From Idaho to Botswana: Educators Empowering Educators
The work of an elementary school is so fundamentally important in helping to develop and educate young minds. One Idaho school teacher decided to take her curriculum a step further then just the usual book learning.

Tricia Poppy of Longfellow Elementary was teaching a unit on Botswana in her third grade class but felt that teaching the unit in class shouldn’t be the end of it. While doing research on Botswana she came across an already established project Connect for Water had going on with a preschool in Botswana. Ms. Poppy reached out to Connect For Water and wanted to champion a project, raising funds at her school for filters.

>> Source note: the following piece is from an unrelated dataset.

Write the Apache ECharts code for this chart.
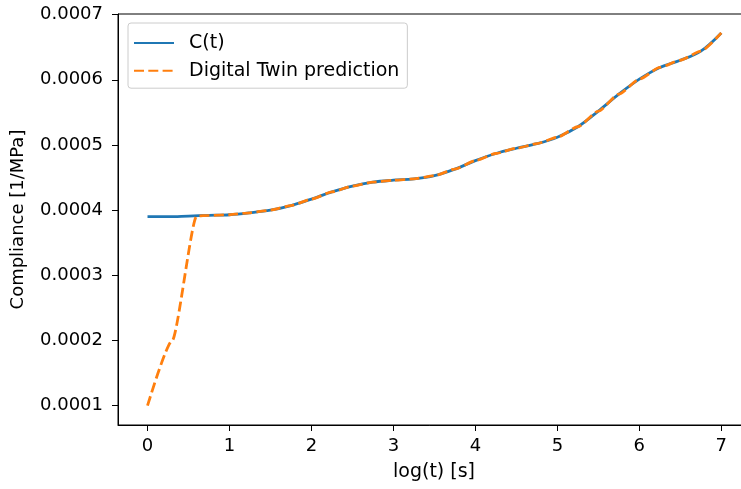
<!DOCTYPE html>
<html>
<head>
<meta charset="utf-8">
<script src="https://cdn.jsdelivr.net/npm/echarts@6/dist/echarts.min.js"></script>
<style>html,body{margin:0;padding:0;background:#fff}#c{width:741px;height:489px}</style>
</head>
<body>
<div id="c"></div>
<script>
// log(t) sample positions
const logT = [0, 0.25, 0.5, 0.75, 1.0, 1.25, 1.5, 1.75, 2.0, 2.25, 2.5, 2.75, 3.0, 3.25, 3.5, 3.75, 4.0, 4.25, 4.5, 4.75, 5.0, 5.25, 5.5, 5.75, 6.0, 6.25, 6.5, 6.75, 7.0];
// measured compliance C(t)
const compliance = [0.000390, 0.000390, 0.000391, 0.000392, 0.000393, 0.000396, 0.000400, 0.000407, 0.000417, 0.000428, 0.000437, 0.000443, 0.000446, 0.000448, 0.000453, 0.000463, 0.000476, 0.000487, 0.000495, 0.000502, 0.000512, 0.000528, 0.000552, 0.000578, 0.000601, 0.000619, 0.000630, 0.000644, 0.000672];
// digital twin prediction: early points then follows C(t)
const twinLogT = [0, 0.301, 0.6, 0.75, 1.0, 1.25, 1.5, 1.75, 2.0, 2.25, 2.5, 2.75, 3.0, 3.25, 3.5, 3.75, 4.0, 4.25, 4.5, 4.75, 5.0, 5.25, 5.5, 5.75, 6.0, 6.25, 6.5, 6.75, 7.0];
const twin = [0.000100, 0.000200, 0.000391, 0.000392, 0.000393, 0.000396, 0.000400, 0.000407, 0.000417, 0.000428, 0.000437, 0.000443, 0.000446, 0.000448, 0.000453, 0.000463, 0.000476, 0.000487, 0.000495, 0.000502, 0.000512, 0.000528, 0.000552, 0.000578, 0.000601, 0.000619, 0.000630, 0.000644, 0.000672];
const xTicks = [0, 1, 2, 3, 4, 5, 6, 7];
const yTicks = [0.0001, 0.0002, 0.0003, 0.0004, 0.0005, 0.0006, 0.0007];
const seriesNames = ['C(t)', 'Digital Twin prediction'];

const FONT = 'DejaVu Sans';
const FS = 18;
const chart = echarts.init(document.getElementById('c'), null, {renderer: 'canvas'});
chart.setOption({
  animation: false,
  backgroundColor: '#fff',
  textStyle: {fontFamily: FONT},
  grid: {left: 118, top: 14, width: 632, height: 411, show: true, borderColor: '#000', borderWidth: 1,
    containLabel: false, outerBoundsMode: 'none'},
  legend: {
    left: 128, top: 23, orient: 'vertical',
    data: seriesNames,
    itemWidth: 40, itemHeight: 18, itemGap: 8.7,
    padding: [10.5, 8, 8, 5],
    borderColor: '#cccccc', borderWidth: 1, borderRadius: 3,
    backgroundColor: 'rgba(255,255,255,0.8)',
    itemStyle: {opacity: 0},
    textStyle: {fontFamily: FONT, fontSize: 19, lineHeight: 18, color: '#000', padding: [0, 0, 0, 10]}
  },
  xAxis: {
    type: 'value', min: -0.36, max: 7.35,
    name: 'log(t) [s]', nameLocation: 'middle', nameGap: 38,
    nameTextStyle: {fontFamily: FONT, fontSize: 19, color: '#000'},
    axisLine: {show: true, onZero: false, lineStyle: {color: '#000', width: 1}},
    axisTick: {show: true, length: 6, inside: false, customValues: xTicks, lineStyle: {color: '#000'}},
    axisLabel: {customValues: xTicks, fontFamily: FONT, fontSize: FS, color: '#000', margin: 12},
    splitLine: {show: false}
  },
  yAxis: {
    type: 'value', min: 0.0000704, max: 0.000701,
    name: 'Compliance [1/MPa]', nameLocation: 'middle', nameGap: 91,
    nameTextStyle: {fontFamily: FONT, fontSize: FS, color: '#000'},
    axisLine: {show: true, onZero: false, lineStyle: {color: '#000', width: 1}},
    axisTick: {show: true, length: 6, customValues: yTicks, lineStyle: {color: '#000'}},
    axisLabel: {customValues: yTicks, fontFamily: FONT, fontSize: FS, color: '#000', margin: 15,
      formatter: v => v.toFixed(4)},
    splitLine: {show: false}
  },
  series: [
    {
      name: seriesNames[0], type: 'line', symbol: 'none', smooth: 0.35,
      data: logT.map((x, i) => [x, compliance[i]]),
      lineStyle: {color: '#1f77b4', width: 2.8},
      itemStyle: {color: '#1f77b4'}
    },
    {
      name: seriesNames[1], type: 'line', symbol: 'none', smooth: 0.2, smoothMonotone: 'x',
      data: twinLogT.map((x, i) => [x, twin[i]]),
      lineStyle: {color: '#ff7f0e', width: 2.8, type: [10, 4.3]},
      itemStyle: {color: '#ff7f0e'}
    }
  ]
});
</script>
</body>
</html>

She understood the impact that could be made and the education benefit from learning about a country and then getting her students engaged with problems that a classroom in Botswana would face, like not having clean water, which can be taken for granted in the U.S.
Because of this project, 20 filters are now providing clean water to classrooms at the Kgomodiatshaba Primary School. The class in Idaho was able to raise $500 which was matched by the school and then used to purchase the filters which are now used in the individual classrooms at the primary school providing clean water for the school kids.

There is so much power in such a seemingly small fundraiser that all it took was one teacher wanting to deepen the impact that her students would have while learning about another country. So she decides to make a difference in the lives of school kids and educators in a school in Botswana.
She not only made an impact on the lives of kids in Botswana, but the lives of kids in her Idaho community where her students had the ability to learn and connect with a problem and find a solution that helps the Botswana school kids in the long term.